Start of INFORMATION PROVIDED

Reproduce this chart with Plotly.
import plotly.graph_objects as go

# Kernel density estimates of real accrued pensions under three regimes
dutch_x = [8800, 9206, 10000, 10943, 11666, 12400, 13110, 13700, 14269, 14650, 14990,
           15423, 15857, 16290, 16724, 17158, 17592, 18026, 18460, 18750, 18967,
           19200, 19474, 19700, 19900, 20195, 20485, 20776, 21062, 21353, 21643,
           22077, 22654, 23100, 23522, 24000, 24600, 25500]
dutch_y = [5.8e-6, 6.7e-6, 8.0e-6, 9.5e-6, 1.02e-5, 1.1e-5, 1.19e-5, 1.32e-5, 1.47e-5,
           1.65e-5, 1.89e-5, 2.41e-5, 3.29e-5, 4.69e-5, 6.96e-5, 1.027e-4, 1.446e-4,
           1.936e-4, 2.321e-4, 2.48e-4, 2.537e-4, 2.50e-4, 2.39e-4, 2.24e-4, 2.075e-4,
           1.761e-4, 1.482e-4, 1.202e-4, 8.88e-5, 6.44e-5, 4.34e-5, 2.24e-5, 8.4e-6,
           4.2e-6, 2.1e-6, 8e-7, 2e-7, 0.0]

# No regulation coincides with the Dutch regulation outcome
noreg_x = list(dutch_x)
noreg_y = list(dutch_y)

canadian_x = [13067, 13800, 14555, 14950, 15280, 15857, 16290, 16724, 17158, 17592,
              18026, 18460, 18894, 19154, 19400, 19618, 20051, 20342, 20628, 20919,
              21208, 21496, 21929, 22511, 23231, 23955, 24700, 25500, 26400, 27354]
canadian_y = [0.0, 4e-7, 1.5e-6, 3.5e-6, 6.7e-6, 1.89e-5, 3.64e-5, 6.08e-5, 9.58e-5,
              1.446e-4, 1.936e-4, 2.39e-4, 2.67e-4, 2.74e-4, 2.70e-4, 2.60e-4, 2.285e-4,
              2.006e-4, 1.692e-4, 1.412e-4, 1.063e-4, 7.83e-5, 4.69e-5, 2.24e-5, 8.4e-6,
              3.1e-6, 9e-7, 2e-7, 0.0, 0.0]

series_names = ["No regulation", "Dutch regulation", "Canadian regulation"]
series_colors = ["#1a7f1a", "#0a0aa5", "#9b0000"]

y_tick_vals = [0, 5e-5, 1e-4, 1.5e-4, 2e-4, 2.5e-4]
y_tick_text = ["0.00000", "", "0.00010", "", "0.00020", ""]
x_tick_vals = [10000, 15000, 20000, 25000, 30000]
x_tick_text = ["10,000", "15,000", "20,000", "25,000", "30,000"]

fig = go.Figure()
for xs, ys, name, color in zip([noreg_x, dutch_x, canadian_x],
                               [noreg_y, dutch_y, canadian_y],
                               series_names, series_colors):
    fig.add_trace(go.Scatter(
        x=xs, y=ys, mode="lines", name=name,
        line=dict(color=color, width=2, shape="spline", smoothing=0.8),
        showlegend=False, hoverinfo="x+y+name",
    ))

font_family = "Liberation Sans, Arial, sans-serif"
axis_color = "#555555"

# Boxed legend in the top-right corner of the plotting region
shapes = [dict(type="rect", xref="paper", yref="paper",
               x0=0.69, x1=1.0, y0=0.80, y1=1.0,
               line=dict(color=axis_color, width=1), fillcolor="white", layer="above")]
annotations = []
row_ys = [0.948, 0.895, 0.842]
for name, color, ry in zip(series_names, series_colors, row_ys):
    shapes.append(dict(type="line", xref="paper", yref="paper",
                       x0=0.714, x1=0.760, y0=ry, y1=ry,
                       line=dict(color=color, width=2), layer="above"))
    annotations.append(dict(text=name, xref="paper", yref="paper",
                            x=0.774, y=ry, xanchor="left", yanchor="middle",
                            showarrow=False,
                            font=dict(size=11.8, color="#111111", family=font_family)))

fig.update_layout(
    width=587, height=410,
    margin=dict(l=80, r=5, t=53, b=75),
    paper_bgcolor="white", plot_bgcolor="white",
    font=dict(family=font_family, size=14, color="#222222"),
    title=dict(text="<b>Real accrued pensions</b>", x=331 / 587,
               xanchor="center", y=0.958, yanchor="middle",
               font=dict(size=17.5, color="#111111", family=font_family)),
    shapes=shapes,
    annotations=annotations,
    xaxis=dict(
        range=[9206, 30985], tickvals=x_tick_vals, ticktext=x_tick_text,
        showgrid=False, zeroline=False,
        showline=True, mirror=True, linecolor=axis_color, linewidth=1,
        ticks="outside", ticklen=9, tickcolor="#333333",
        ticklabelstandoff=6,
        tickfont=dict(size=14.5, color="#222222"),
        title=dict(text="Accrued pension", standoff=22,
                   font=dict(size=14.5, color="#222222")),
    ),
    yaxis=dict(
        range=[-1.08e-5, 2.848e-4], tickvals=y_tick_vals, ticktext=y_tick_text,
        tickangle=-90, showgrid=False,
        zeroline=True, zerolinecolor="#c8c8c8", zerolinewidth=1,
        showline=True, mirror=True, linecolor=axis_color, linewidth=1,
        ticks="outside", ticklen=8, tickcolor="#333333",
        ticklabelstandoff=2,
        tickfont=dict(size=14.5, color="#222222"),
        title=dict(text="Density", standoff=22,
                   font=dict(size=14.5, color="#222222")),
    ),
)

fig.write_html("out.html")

End of INFORMATION PROVIDED
Start of INFORMATION PROVIDED

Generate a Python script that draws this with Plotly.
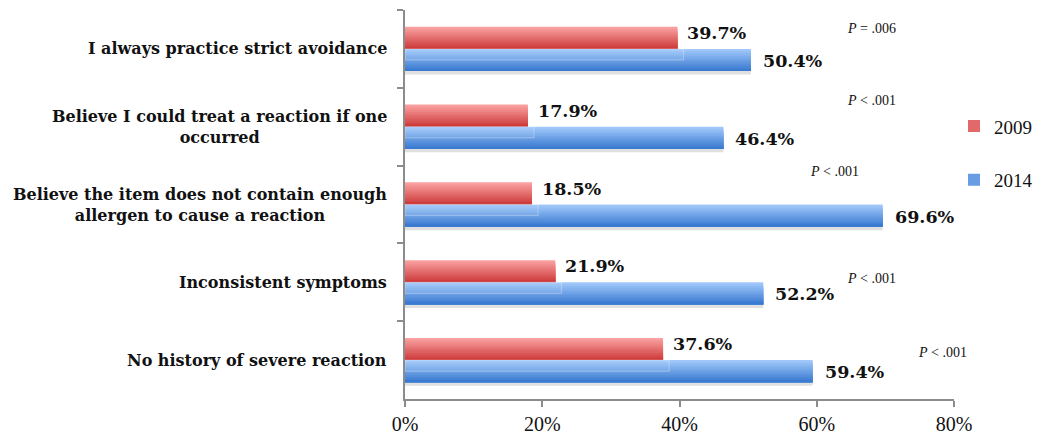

End of INFORMATION PROVIDED

Lines holding the word "with" in the entries above are the ones to pull out. Copy them all.

WRITTEN SOLUTION:
Reproduce this chart with Plotly.
# No regulation coincides with the Dutch regulation outcome
Generate a Python script that draws this with Plotly.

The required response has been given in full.